## What you have to do
Copy from the first line below down to and including the line with "-20, -10, 0];". Skip the pictures.

## Provided material

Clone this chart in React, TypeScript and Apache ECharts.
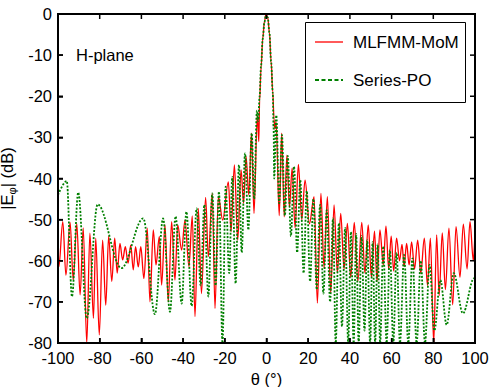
import React, { useEffect, useRef } from "react";
import * as echarts from "echarts";

const xTicks = [-100, -80, -60, -40, -20, 0, 20, 40, 60, 80, 100];
const yTicks = [-80, -70, -60, -50, -40, -30, -20, -10, 0];

// MLFMM-MoM (red) : theta (deg), |E| (dB)
const momTheta = [
  -100, -99.6, -97.7, -96.2, -94.2, -92.7, -91.0, -89.4, -87.9, -86.2, -84.7, -83.0, -81.9, -80.2,
  -78.6, -77.1, -75.7, -74.2, -72.8, -71.6, -70.3, -69.0, -67.7, -66.4, -65.1, -63.9, -62.8, -61.5,
  -60.3, -58.8, -57.2, -55.9, -54.3, -53.0, -51.4, -50.3, -48.7, -47.1, -45.5, -43.9, -42.6, -40.7,
  -39.1, -37.2, -35.6, -34.3, -32.7, -31.2, -29.2, -27.9, -26.0, -24.7, -23.1, -21.0, -18.3, -17.0,
  -15.4, -13.8, -12.2, -11.0, -9.8, -8.5, -7.2, -6.0, -4.4, -3.7, -3.3, -2.6, -1.8, -1.0, -0.2, 0.6,
  1.4, 2.2, 3.0, 3.6, 4.0, 4.6, 6.1, 7.3, 8.5, 9.8, 11.0, 12.3, 13.7, 15.3, 16.9, 18.5, 20.6, 22.8,
  24.4, 26.1, 27.6, 29.2, 30.8, 32.4, 34.0, 35.6, 37.2, 38.8, 40.4, 42.1, 43.8, 45.7, 47.2, 48.8,
  50.3, 51.8, 53.0, 54.4, 56.0, 57.3, 58.6, 59.8, 61.0, 62.4, 63.8, 65.0, 66.0, 67.2, 68.4, 69.6,
  71.0, 72.5, 74.0, 75.7, 77.2, 78.6, 80.2, 81.6, 82.8, 84.3, 85.8, 87.5, 89.3, 90.9, 92.8, 94.4,
  96.2, 97.6, 99.2, 100,
];
const momDb = [
  -55, -61.5, -50.5, -63.5, -50.7, -64.7, -51, -68.3, -52, -80, -53.3, -74, -54.5, -78,
  -55, -70.8, -54, -65, -54.5, -63, -55.8, -59.8, -56.6, -60.6, -56.2, -62.2, -56.6, -61.5,
  -56.6, -64.3, -52.1, -70, -52.5, -61, -54.1, -65.9, -51.3, -70, -50.5, -64.7, -51.3, -57.4,
  -50.1, -61.4, -49.1, -73.6, -47.3, -68, -44.6, -59, -43.6, -71.6, -44.4, -50.1, -40.8, -52.9,
  -36.7, -55, -37.9, -46, -34.7, -44, -29, -48.5, -24.6, -31, -21, -13, -6, -1.8, 0, -0.8,
  -4.5, -11.5, -19, -25.5, -28, -26.2, -49, -29, -49.3, -34.3, -47, -37.5, -52, -36.6, -50, -40.4, -51, -44.4,
  -70.3, -43.6, -61.8, -44.4, -67.9, -46.4, -63, -48.5, -62, -50.9, -64, -50.7, -65, -50.7, -63, -51.3,
  -64, -52.8, -65, -52.5, -61, -51.6, -62, -54, -62.5, -54.5, -60, -56, -61.4, -55.8, -61, -55.4,
  -62, -55, -63, -54.5, -66, -54.5, -80, -53.7, -68.5, -53.2, -67, -52.1, -70.7, -51.7, -64, -51.1,
  -62, -50.5, -60, -53,
];

// Series-PO (green) : theta (deg), |E| (dB)
const poTheta = [
  -100, -95.8, -93.3, -90.3, -86.2, -81.0, -69.6, -59.1, -53.5, -49.6, -46.3, -43.6, -40.7, -38.4,
  -35.9, -33.5, -31.6, -29.8, -27.9, -26.0, -24.4, -22.8, -21.1, -19.6, -17.9, -16.4, -14.8, -13.2,
  -11.9, -10.3, -8.7, -7.1, -5.9, -4.6, -4.0, -3.3, -2.6, -1.8, -1.0, -0.2, 0.6, 1.4, 2.2, 3.0, 3.4,
  3.7, 4.7, 6.1, 7.4, 8.8, 10.2, 11.7, 13.2, 14.7, 16.2, 17.8, 19.3, 20.9, 22.5, 24.1, 25.7, 27.3,
  28.9, 30.5, 31.9, 33.2, 34.7, 36.2, 37.7, 39.2, 40.5, 41.8, 43.0, 44.2, 45.6, 47.0, 48.3, 49.7,
  50.9, 52.1, 53.3, 54.5, 56.0, 57.6, 59.2, 60.8, 62.4, 64.0, 66.0, 68.0, 70.0, 72.0, 74.0, 76.0,
  78.2, 80.5, 83.4, 86.4, 89.8, 94.2, 99.5, 100,
];
const poDb = [
  -44, -40.6, -68.7, -43.4, -74, -46.3, -61.8, -49.7, -73, -49.7, -72.4, -49.2, -70.4, -48.1,
  -71, -47.3, -66, -46.4, -68.7, -43.6, -66, -43.2, -80, -42, -63, -39.6, -65.5, -36.7,
  -58, -33.9, -52.5, -29, -45, -23.5, -26, -20, -12.5, -6, -2, 0, -0.8, -4.5, -11.5, -19, -28,
  -40, -24.6, -46, -29.4, -49, -34.5, -54, -37.1, -58, -40.4, -63, -43, -65, -45, -67, -46.4, -68,
  -47.7, -70, -49.7, -80, -50.9, -76, -52, -80, -53, -80, -53.5, -80, -54, -77, -55, -80,
  -55.5, -80, -56, -80, -56.5, -80, -57.4, -80, -58, -80, -58.6, -80, -59.4, -80, -60, -80,
  -61, -77, -64.7, -75.6, -63, -72.8, -64.3, -64,
];

const momData = momTheta.map((t, i) => [t, momDb[i]]);
const poData = poTheta.map((t, i) => [t, poDb[i]]);

const FONT = "Liberation Sans, Arial, Helvetica, sans-serif";
const W = 492;
const H = 387;
const G = { left: 58, right: 17, top: 14, bottom: 44 };

export default function App() {
  const ref = useRef<HTMLDivElement>(null);
  useEffect(() => {
    if (!ref.current) return;
    const chart = echarts.init(ref.current, undefined, { renderer: "svg" });

    // frame bars and inside ticks as filled rectangles, each placed with left/top
    const x0 = G.left, y0 = G.top, x1 = W - G.right, y1 = H - G.bottom;
    const bar = (l: number, t: number, w: number, h: number) => ({
      type: "rect", left: l, top: t, z: 100,
      shape: { x: 0, y: 0, width: w, height: h },
      style: { fill: "#000" },
    });
    const frame: any[] = [
      bar(x0 - 1, y0 - 1, x1 - x0 + 2, 2),
      bar(x0 - 1, y1 - 1, x1 - x0 + 2, 2),
      bar(x0 - 1, y0 - 1, 2, y1 - y0 + 2),
      bar(x1 - 1, y0 - 1, 2, y1 - y0 + 2),
    ];
    xTicks.forEach((v) => {
      const x = x0 + ((v + 100) / 200) * (x1 - x0);
      frame.push(bar(x - 0.75, y1 - 5, 1.5, 5));
      frame.push(bar(x - 0.75, y0, 1.5, 5));
    });
    yTicks.forEach((v) => {
      const y = y0 + (-v / 80) * (y1 - y0);
      frame.push(bar(x0, y - 0.75, 5, 1.5));
      frame.push(bar(x1 - 5, y - 0.75, 5, 1.5));
    });

    chart.setOption({
      animation: false,
      backgroundColor: "#fff",
      grid: { ...G, containLabel: false, outerBoundsMode: "none" },
      xAxis: {
        type: "value", min: -100, max: 100, interval: 20, position: "bottom",
        axisLine: { show: true, onZero: false, lineStyle: { color: "#000", width: 2 } },
        axisTick: { show: true, inside: true, length: 5, lineStyle: { color: "#000", width: 1.5 } },
        splitLine: { show: false },
        axisLabel: { color: "#000", fontSize: 16.5, fontFamily: FONT, margin: 6,
          formatter: (v: number) => (xTicks.includes(v) ? String(v) : "") },
        name: "θ (°)", nameLocation: "middle", nameGap: 27,
        nameTextStyle: { color: "#000", fontSize: 16.5, fontFamily: FONT },
      },
      yAxis: {
        type: "value", min: -80, max: 0, interval: 10, position: "left",
        axisLine: { show: true, onZero: false, lineStyle: { color: "#000", width: 2 } },
        axisTick: { show: true, inside: true, length: 5, lineStyle: { color: "#000", width: 1.5 } },
        splitLine: { show: false },
        axisLabel: { color: "#000", fontSize: 16.5, fontFamily: FONT, margin: 6,
          formatter: (v: number) => (yTicks.includes(v) ? String(v) : "") },
        name: "{a||E}{s|φ}{a|| (dB)}", nameLocation: "middle", nameGap: 30, nameRotate: 90,
        nameTextStyle: {
          color: "#000", fontSize: 16.5, fontFamily: FONT,
          rich: {
            a: { fontSize: 16.5, fontFamily: FONT, color: "#000" },
            s: { fontSize: 11, fontFamily: FONT, color: "#000", padding: [9, 0, 0, 0] },
          },
        },
      },
      series: [
        {
          name: "MLFMM-MoM", type: "line", data: momData, showSymbol: false, symbol: "none",
          smooth: 0.35, smoothMonotone: "x",
          lineStyle: { color: "#ff0000", width: 1.3 }, z: 3,
          markLine: {
            silent: true, symbol: ["none", "none"], label: { show: false },
            lineStyle: { color: "#000", width: 2, type: "solid" },
            emphasis: { disabled: true },
            data: [{ xAxis: -100 }, { xAxis: 100 }, { yAxis: 0 }, { yAxis: -80 }],
          },
        },
        {
          name: "Series-PO", type: "line", data: poData, showSymbol: false, symbol: "none",
          smooth: 0.35, smoothMonotone: "x",
          lineStyle: { color: "#008000", width: 1.8, type: [2, 1.6] }, z: 4,
        },
      ],
      graphic: [
        ...frame,
        {
          type: "text", left: 76, top: 46,
          style: { text: "H-plane", fill: "#000", fontSize: 16.5, fontFamily: FONT },
        },
        {
          type: "group", left: 305, top: 22, z: 100,
          children: [
            { type: "rect", shape: { x: 0.5, y: 0.5, width: 160, height: 80 },
              style: { fill: "#fff", stroke: "#000", lineWidth: 1 } },
            { type: "line", shape: { x1: 10, y1: 20, x2: 38, y2: 20 },
              style: { stroke: "#ff0000", lineWidth: 1.3 } },
            { type: "text", x: 48, y: 20,
              style: { text: "MLFMM-MoM", fill: "#000", fontSize: 17, fontFamily: FONT, verticalAlign: "middle" } },
            { type: "line", shape: { x1: 10, y1: 58, x2: 38, y2: 58 },
              style: { stroke: "#008000", lineWidth: 1.8, lineDash: [4, 2.5] } },
            { type: "text", x: 48, y: 58,
              style: { text: "Series-PO", fill: "#000", fontSize: 17, fontFamily: FONT, verticalAlign: "middle" } },
          ],
        },
      ],
    });
    return () => chart.dispose();
  }, []);
  return <div ref={ref} style={{ width: W, height: H, position: "absolute", left: 0, top: 0 }} />;
}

## Answer
Clone this chart in React, TypeScript and Apache ECharts.
import React, { useEffect, useRef } from "react";
import * as echarts from "echarts";

const xTicks = [-100, -80, -60, -40, -20, 0, 20, 40, 60, 80, 100];
const yTicks = [-80, -70, -60, -50, -40, -30, -20, -10, 0];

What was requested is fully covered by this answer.